■ Given task
Line by line, repeat the data below exactly, beginning at the first line and ending at the line with "-0.05, -0.04, -0.027]". Omit pictures.

********

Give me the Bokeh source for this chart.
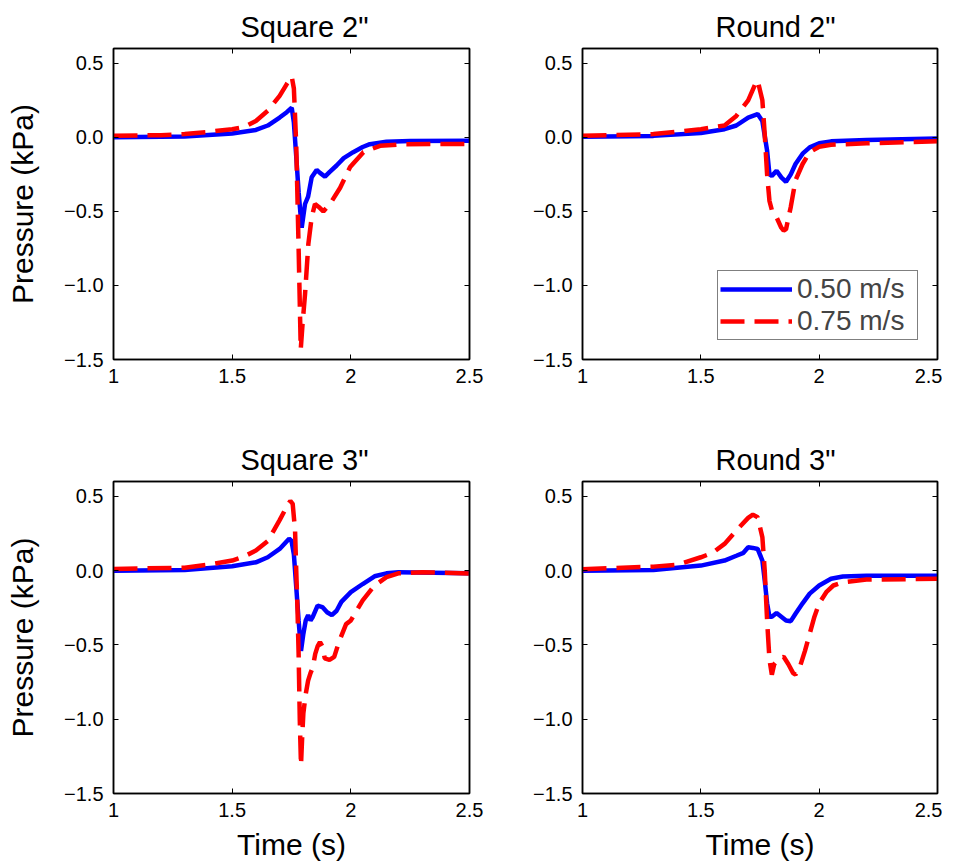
from bokeh.plotting import figure
from bokeh.layouts import column, row
from bokeh.models import LinearAxis, FixedTicker, Legend, LegendItem, Range1d, Title
from bokeh.embed import file_html
from bokeh.resources import INLINE

FONT = "Liberation Sans"

# ---------------- data ----------------
titles = ['Square 2"', 'Round 2"', 'Square 3"', 'Round 3"']
series_labels = ["0.50 m/s", "0.75 m/s"]

x_ticks = [1.0, 1.5, 2.0, 2.5]
x_tick_labels = ["1", "1.5", "2", "2.5"]
y_ticks = [-1.5, -1.0, -0.5, 0.0, 0.5]
y_tick_labels = ["\u22121.5", "\u22121.0", "\u22120.5", "0.0", "0.5"]

# Square 2"
sq2_t_050 = [1.0, 1.3, 1.5, 1.6, 1.65, 1.7, 1.73, 1.751, 1.76, 1.77, 1.78, 1.793, 1.807, 1.82, 1.835, 1.856, 1.87, 1.891, 1.91, 1.94, 1.97, 2.01, 2.05, 2.08, 2.15, 2.25, 2.5]
sq2_p_050 = [0.0, 0.005, 0.026, 0.05, 0.08, 0.134, 0.17, 0.20, 0.10, -0.13, -0.37, -0.61, -0.45, -0.40, -0.27, -0.22, -0.24, -0.265, -0.235, -0.19, -0.14, -0.10, -0.065, -0.046, -0.03, -0.024, -0.023]
sq2_t_075 = [1.0, 1.2, 1.3, 1.4, 1.5, 1.55, 1.6, 1.65, 1.7, 1.73, 1.751, 1.76, 1.77, 1.78, 1.789, 1.797, 1.807, 1.821, 1.835, 1.849, 1.865, 1.884, 1.912, 1.955, 1.997, 2.053, 2.123, 2.22, 2.5]
sq2_p_075 = [0.011, 0.015, 0.022, 0.037, 0.055, 0.07, 0.11, 0.18, 0.28, 0.36, 0.41, 0.33, -0.05, -0.75, -1.43, -1.25, -1.06, -0.72, -0.54, -0.45, -0.47, -0.50, -0.45, -0.34, -0.20, -0.10, -0.057, -0.046, -0.045]

# Round 2"
rd2_t_050 = [1.0, 1.3, 1.5, 1.6, 1.65, 1.7, 1.74, 1.76, 1.78, 1.79, 1.80, 1.82, 1.84, 1.86, 1.88, 1.90, 1.93, 1.96, 2.0, 2.05, 2.2, 2.5]
rd2_p_050 = [0.004, 0.01, 0.03, 0.055, 0.08, 0.134, 0.157, 0.11, -0.09, -0.25, -0.26, -0.225, -0.27, -0.30, -0.25, -0.18, -0.11, -0.068, -0.04, -0.027, -0.018, -0.007]
rd2_t_075 = [1.0, 1.3, 1.5, 1.6, 1.65, 1.7, 1.73, 1.74, 1.76, 1.77, 1.78, 1.79, 1.80, 1.82, 1.84, 1.85, 1.86, 1.88, 1.90, 1.93, 1.96, 2.0, 2.05, 2.2, 2.5]
rd2_p_075 = [0.011, 0.022, 0.055, 0.08, 0.145, 0.25, 0.36, 0.385, 0.25, 0.02, -0.25, -0.43, -0.49, -0.54, -0.61, -0.63, -0.62, -0.47, -0.29, -0.18, -0.10, -0.063, -0.05, -0.04, -0.027]

# Square 3"
sq3_t_050 = [1.0, 1.3, 1.5, 1.6, 1.65, 1.7, 1.74, 1.75, 1.76, 1.77, 1.78, 1.79, 1.80, 1.81, 1.82, 1.83, 1.84, 1.86, 1.88, 1.90, 1.92, 1.94, 1.96, 2.0, 2.05, 2.1, 2.15, 2.2, 2.5]
sq3_p_050 = [0.0, 0.005, 0.03, 0.056, 0.09, 0.146, 0.215, 0.20, 0.11, -0.11, -0.335, -0.54, -0.425, -0.335, -0.30, -0.335, -0.31, -0.235, -0.245, -0.28, -0.30, -0.27, -0.21, -0.145, -0.09, -0.038, -0.018, -0.01, -0.018]
sq3_t_075 = [1.0, 1.3, 1.4, 1.5, 1.55, 1.6, 1.65, 1.7, 1.73, 1.745, 1.755, 1.765, 1.77, 1.775, 1.78, 1.785, 1.79, 1.795, 1.80, 1.81, 1.82, 1.83, 1.84, 1.85, 1.86, 1.87, 1.88, 1.89, 1.91, 1.93, 1.95, 1.98, 2.0, 2.05, 2.1, 2.15, 2.2, 2.3, 2.5]
sq3_p_075 = [0.011, 0.02, 0.04, 0.068, 0.095, 0.135, 0.20, 0.34, 0.43, 0.47, 0.45, 0.27, 0.0, -0.245, -0.56, -1.01, -1.31, -1.12, -0.96, -0.83, -0.74, -0.69, -0.65, -0.56, -0.51, -0.48, -0.51, -0.59, -0.60, -0.58, -0.48, -0.36, -0.335, -0.20, -0.10, -0.044, -0.018, -0.01, -0.02]

# Round 3"
rd3_t_050 = [1.0, 1.3, 1.5, 1.6, 1.65, 1.68, 1.70, 1.72, 1.74, 1.76, 1.77, 1.78, 1.79, 1.80, 1.82, 1.84, 1.86, 1.88, 1.90, 1.93, 1.96, 2.0, 2.05, 2.1, 2.2, 2.5]
rd3_p_050 = [0.0, 0.005, 0.034, 0.068, 0.10, 0.12, 0.157, 0.153, 0.146, 0.068, -0.067, -0.22, -0.31, -0.31, -0.285, -0.31, -0.335, -0.34, -0.29, -0.22, -0.155, -0.10, -0.055, -0.04, -0.035, -0.035]
rd3_t_075 = [1.0, 1.3, 1.4, 1.5, 1.55, 1.6, 1.65, 1.7, 1.72, 1.74, 1.76, 1.77, 1.78, 1.79, 1.80, 1.81, 1.83, 1.85, 1.87, 1.89, 1.90, 1.92, 1.94, 1.96, 1.98, 2.0, 2.03, 2.06, 2.1, 2.2, 2.5]
rd3_p_075 = [0.01, 0.027, 0.04, 0.09, 0.12, 0.18, 0.27, 0.355, 0.377, 0.36, 0.225, 0.0, -0.335, -0.60, -0.70, -0.63, -0.59, -0.58, -0.63, -0.69, -0.70, -0.64, -0.54, -0.425, -0.31, -0.22, -0.145, -0.10, -0.078, -0.06, -0.055]

BLUE = "#0000ff"
RED = "#ff0000"


def make_panel(title, title_offset, t1, p1, t2, p2, show_xlabel, show_ylabel, legend,
               b_left, b_right, b_top, b_bottom, fw, fh):
    p = figure(frame_width=fw, frame_height=fh,
               x_range=Range1d(1.0, 2.5), y_range=Range1d(-1.5, 0.6),
               output_backend="svg", toolbar_location=None,
               min_border_left=b_left, min_border_right=b_right,
               min_border_top=b_top, min_border_bottom=b_bottom,
               background_fill_color="white", border_fill_color="white")
    p.grid.visible = False
    p.outline_line_color = "black"
    p.outline_line_width = 1.5

    p.title = Title(text=title, align="left", offset=title_offset, standoff=12,
                    text_font=FONT, text_font_size="29px",
                    text_font_style="normal", text_color="black")

    xa = p.xaxis[0]
    xa.ticker = FixedTicker(ticks=x_ticks)
    xa.major_label_overrides = dict(zip(x_ticks, x_tick_labels))
    ya = p.yaxis[0]
    ya.ticker = FixedTicker(ticks=y_ticks)
    ya.major_label_overrides = dict(zip(y_ticks, y_tick_labels))
    for ax in (xa, ya):
        ax.minor_tick_line_color = None
        ax.major_tick_in = 5
        ax.major_tick_out = 0
        ax.axis_line_width = 1.5
        ax.axis_line_color = "black"
        ax.major_tick_line_color = "black"
        ax.major_label_text_font = FONT
        ax.major_label_text_font_size = "20px"
        ax.major_label_text_color = "black"
        ax.axis_label_text_font = FONT
        ax.axis_label_text_font_style = "normal"
        ax.axis_label_text_color = "black"
    xa.axis_label_text_font_size = "30px"
    ya.axis_label_text_font_size = "30px"
    xa.major_label_standoff = 9
    ya.major_label_standoff = 10
    if show_xlabel:
        xa.axis_label = "Time (s)"
        xa.axis_label_standoff = 8
    if show_ylabel:
        ya.axis_label = "Pressure (kPa)"
        ya.axis_label_standoff = 22

    # mirrored tick marks on top and right
    for side, ticks in (("above", x_ticks), ("right", y_ticks)):
        ax = LinearAxis(ticker=FixedTicker(ticks=ticks),
                        major_label_overrides={t: "" for t in ticks},
                        major_label_text_font_size="1px",
                        major_label_standoff=0,
                        major_tick_in=5, major_tick_out=0,
                        minor_tick_line_color=None,
                        axis_line_width=1.5, axis_line_color="black")
        p.add_layout(ax, side)

    r1 = p.line(t1, p1, line_color=BLUE, line_width=4.5)
    r2 = p.line(t2, p2, line_color=RED, line_width=4.5, line_dash="24 10")

    if legend:
        lg = Legend(items=[LegendItem(label=series_labels[0], renderers=[r1]),
                           LegendItem(label=series_labels[1], renderers=[r2])],
                    location="bottom_right", margin=19, padding=2, spacing=0,
                    glyph_width=72, glyph_height=26, label_height=26,
                    label_width=118, label_standoff=5,
                    label_text_font=FONT, label_text_font_size="28px",
                    border_line_color="black", border_line_width=1.5,
                    background_fill_color="white", background_fill_alpha=1.0)
        p.add_layout(lg)
    return p


p1 = make_panel(titles[0], 127, sq2_t_050, sq2_p_050, sq2_t_075, sq2_p_075,
                False, True, False, 113, 20, 48, 40, 356, 311)
p2 = make_panel(titles[1], 133, rd2_t_050, rd2_p_050, rd2_t_075, rd2_p_075,
                False, False, True, 93, 5, 48, 40, 355, 311)
p3 = make_panel(titles[2], 127, sq3_t_050, sq3_p_050, sq3_t_075, sq3_p_075,
                True, True, False, 113, 20, 82, 56, 356, 312)
p4 = make_panel(titles[3], 133, rd3_t_050, rd3_p_050, rd3_t_075, rd3_p_075,
                True, False, False, 93, 5, 82, 56, 355, 312)

layout = column(row(p1, p2, spacing=0), row(p3, p4, spacing=0), spacing=0)

open("out.html", "w").write(file_html(layout, INLINE))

********

■ Reply
Give me the Bokeh source for this chart.
from bokeh.plotting import figure
from bokeh.layouts import column, row
from bokeh.models import LinearAxis, FixedTicker, Legend, LegendItem, Range1d, Title
from bokeh.embed import file_html
from bokeh.resources import INLINE

FONT = "Liberation Sans"

# ---------------- data ----------------
titles = ['Square 2"', 'Round 2"', 'Square 3"', 'Round 3"']
series_labels = ["0.50 m/s", "0.75 m/s"]

x_ticks = [1.0, 1.5, 2.0, 2.5]
x_tick_labels = ["1", "1.5", "2", "2.5"]
y_ticks = [-1.5, -1.0, -0.5, 0.0, 0.5]
y_tick_labels = ["\u22121.5", "\u22121.0", "\u22120.5", "0.0", "0.5"]

# Square 2"
sq2_t_050 = [1.0, 1.3, 1.5, 1.6, 1.65, 1.7, 1.73, 1.751, 1.76, 1.77, 1.78, 1.793, 1.807, 1.82, 1.835, 1.856, 1.87, 1.891, 1.91, 1.94, 1.97, 2.01, 2.05, 2.08, 2.15, 2.25, 2.5]
sq2_p_050 = [0.0, 0.005, 0.026, 0.05, 0.08, 0.134, 0.17, 0.20, 0.10, -0.13, -0.37, -0.61, -0.45, -0.40, -0.27, -0.22, -0.24, -0.265, -0.235, -0.19, -0.14, -0.10, -0.065, -0.046, -0.03, -0.024, -0.023]
sq2_t_075 = [1.0, 1.2, 1.3, 1.4, 1.5, 1.55, 1.6, 1.65, 1.7, 1.73, 1.751, 1.76, 1.77, 1.78, 1.789, 1.797, 1.807, 1.821, 1.835, 1.849, 1.865, 1.884, 1.912, 1.955, 1.997, 2.053, 2.123, 2.22, 2.5]
sq2_p_075 = [0.011, 0.015, 0.022, 0.037, 0.055, 0.07, 0.11, 0.18, 0.28, 0.36, 0.41, 0.33, -0.05, -0.75, -1.43, -1.25, -1.06, -0.72, -0.54, -0.45, -0.47, -0.50, -0.45, -0.34, -0.20, -0.10, -0.057, -0.046, -0.045]

# Round 2"
rd2_t_050 = [1.0, 1.3, 1.5, 1.6, 1.65, 1.7, 1.74, 1.76, 1.78, 1.79, 1.80, 1.82, 1.84, 1.86, 1.88, 1.90, 1.93, 1.96, 2.0, 2.05, 2.2, 2.5]
rd2_p_050 = [0.004, 0.01, 0.03, 0.055, 0.08, 0.134, 0.157, 0.11, -0.09, -0.25, -0.26, -0.225, -0.27, -0.30, -0.25, -0.18, -0.11, -0.068, -0.04, -0.027, -0.018, -0.007]
rd2_t_075 = [1.0, 1.3, 1.5, 1.6, 1.65, 1.7, 1.73, 1.74, 1.76, 1.77, 1.78, 1.79, 1.80, 1.82, 1.84, 1.85, 1.86, 1.88, 1.90, 1.93, 1.96, 2.0, 2.05, 2.2, 2.5]
rd2_p_075 = [0.011, 0.022, 0.055, 0.08, 0.145, 0.25, 0.36, 0.385, 0.25, 0.02, -0.25, -0.43, -0.49, -0.54, -0.61, -0.63, -0.62, -0.47, -0.29, -0.18, -0.10, -0.063, -0.05, -0.04, -0.027]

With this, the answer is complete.